**WHAT THIS TASK INVOLVES**: Repeat exactly the lines from the start of the material below up to and including the "const minor = d3.range(20, 41).map((v)" line.

**DATASET EXCERPT**:
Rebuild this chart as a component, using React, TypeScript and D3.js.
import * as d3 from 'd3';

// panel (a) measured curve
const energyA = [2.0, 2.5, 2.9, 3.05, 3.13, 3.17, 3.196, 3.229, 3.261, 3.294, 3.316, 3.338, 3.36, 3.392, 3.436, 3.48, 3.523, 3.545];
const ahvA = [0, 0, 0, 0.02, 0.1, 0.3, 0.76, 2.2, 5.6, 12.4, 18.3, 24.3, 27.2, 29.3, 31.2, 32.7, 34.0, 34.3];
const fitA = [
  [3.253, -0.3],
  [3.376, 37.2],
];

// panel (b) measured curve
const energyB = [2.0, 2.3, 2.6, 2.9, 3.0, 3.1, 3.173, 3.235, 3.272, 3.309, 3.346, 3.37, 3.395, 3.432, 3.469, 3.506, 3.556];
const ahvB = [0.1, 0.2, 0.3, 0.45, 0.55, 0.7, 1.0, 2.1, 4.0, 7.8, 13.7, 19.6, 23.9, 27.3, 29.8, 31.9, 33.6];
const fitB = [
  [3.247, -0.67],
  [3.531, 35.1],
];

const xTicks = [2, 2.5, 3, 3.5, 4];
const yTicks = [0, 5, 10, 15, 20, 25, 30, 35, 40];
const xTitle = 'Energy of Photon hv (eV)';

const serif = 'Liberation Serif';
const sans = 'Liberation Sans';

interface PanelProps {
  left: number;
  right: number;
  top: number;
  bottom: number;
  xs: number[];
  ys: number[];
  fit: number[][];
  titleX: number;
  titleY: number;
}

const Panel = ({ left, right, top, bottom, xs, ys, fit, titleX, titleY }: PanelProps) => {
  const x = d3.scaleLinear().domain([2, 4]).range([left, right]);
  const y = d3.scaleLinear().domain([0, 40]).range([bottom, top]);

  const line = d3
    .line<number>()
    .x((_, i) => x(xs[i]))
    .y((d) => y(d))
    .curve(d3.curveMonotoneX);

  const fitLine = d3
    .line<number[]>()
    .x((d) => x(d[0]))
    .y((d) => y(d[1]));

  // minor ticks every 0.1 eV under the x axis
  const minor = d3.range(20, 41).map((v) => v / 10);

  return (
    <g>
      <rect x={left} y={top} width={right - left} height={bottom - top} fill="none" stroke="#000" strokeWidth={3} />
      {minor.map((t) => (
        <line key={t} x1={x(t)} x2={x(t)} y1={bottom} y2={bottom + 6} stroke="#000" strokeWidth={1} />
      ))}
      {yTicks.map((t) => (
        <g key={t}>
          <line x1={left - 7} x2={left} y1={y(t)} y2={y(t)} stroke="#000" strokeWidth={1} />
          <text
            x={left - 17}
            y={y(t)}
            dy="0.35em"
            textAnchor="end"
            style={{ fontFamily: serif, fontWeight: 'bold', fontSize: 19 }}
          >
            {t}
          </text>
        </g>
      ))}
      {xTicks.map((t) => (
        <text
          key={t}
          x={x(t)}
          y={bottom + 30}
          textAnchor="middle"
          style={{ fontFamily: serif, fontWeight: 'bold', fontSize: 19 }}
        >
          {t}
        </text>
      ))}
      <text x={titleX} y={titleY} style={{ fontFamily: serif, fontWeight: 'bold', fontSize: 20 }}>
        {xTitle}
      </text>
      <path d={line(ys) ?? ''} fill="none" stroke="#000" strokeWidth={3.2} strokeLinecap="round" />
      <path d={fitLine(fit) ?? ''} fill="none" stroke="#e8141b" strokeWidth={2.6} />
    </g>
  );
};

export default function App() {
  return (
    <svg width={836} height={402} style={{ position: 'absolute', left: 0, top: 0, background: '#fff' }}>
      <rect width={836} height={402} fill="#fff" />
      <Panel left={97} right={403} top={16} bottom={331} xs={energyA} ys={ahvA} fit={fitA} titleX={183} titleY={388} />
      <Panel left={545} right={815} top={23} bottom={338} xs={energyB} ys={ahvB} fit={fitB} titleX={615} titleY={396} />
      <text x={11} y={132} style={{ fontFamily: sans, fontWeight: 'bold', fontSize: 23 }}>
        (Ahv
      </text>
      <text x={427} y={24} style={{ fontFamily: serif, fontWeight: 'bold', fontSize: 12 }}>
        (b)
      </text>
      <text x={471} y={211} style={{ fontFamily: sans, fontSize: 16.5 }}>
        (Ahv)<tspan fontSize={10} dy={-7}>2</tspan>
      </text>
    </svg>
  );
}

**CORRECT RESPONSE**:
Rebuild this chart as a component, using React, TypeScript and D3.js.
import * as d3 from 'd3';

// panel (a) measured curve
const energyA = [2.0, 2.5, 2.9, 3.05, 3.13, 3.17, 3.196, 3.229, 3.261, 3.294, 3.316, 3.338, 3.36, 3.392, 3.436, 3.48, 3.523, 3.545];
const ahvA = [0, 0, 0, 0.02, 0.1, 0.3, 0.76, 2.2, 5.6, 12.4, 18.3, 24.3, 27.2, 29.3, 31.2, 32.7, 34.0, 34.3];
const fitA = [
  [3.253, -0.3],
  [3.376, 37.2],
];

// panel (b) measured curve
const energyB = [2.0, 2.3, 2.6, 2.9, 3.0, 3.1, 3.173, 3.235, 3.272, 3.309, 3.346, 3.37, 3.395, 3.432, 3.469, 3.506, 3.556];
const ahvB = [0.1, 0.2, 0.3, 0.45, 0.55, 0.7, 1.0, 2.1, 4.0, 7.8, 13.7, 19.6, 23.9, 27.3, 29.8, 31.9, 33.6];
const fitB = [
  [3.247, -0.67],
  [3.531, 35.1],
];

const xTicks = [2, 2.5, 3, 3.5, 4];
const yTicks = [0, 5, 10, 15, 20, 25, 30, 35, 40];
const xTitle = 'Energy of Photon hv (eV)';

const serif = 'Liberation Serif';
const sans = 'Liberation Sans';

interface PanelProps {
  left: number;
  right: number;
  top: number;
  bottom: number;
  xs: number[];
  ys: number[];
  fit: number[][];
  titleX: number;
  titleY: number;
}

const Panel = ({ left, right, top, bottom, xs, ys, fit, titleX, titleY }: PanelProps) => {
  const x = d3.scaleLinear().domain([2, 4]).range([left, right]);
  const y = d3.scaleLinear().domain([0, 40]).range([bottom, top]);

  const line = d3
    .line<number>()
    .x((_, i) => x(xs[i]))
    .y((d) => y(d))
    .curve(d3.curveMonotoneX);

  const fitLine = d3
    .line<number[]>()
    .x((d) => x(d[0]))
    .y((d) => y(d[1]));

  // minor ticks every 0.1 eV under the x axis
  const minor = d3.range(20, 41).map((v) => v / 10);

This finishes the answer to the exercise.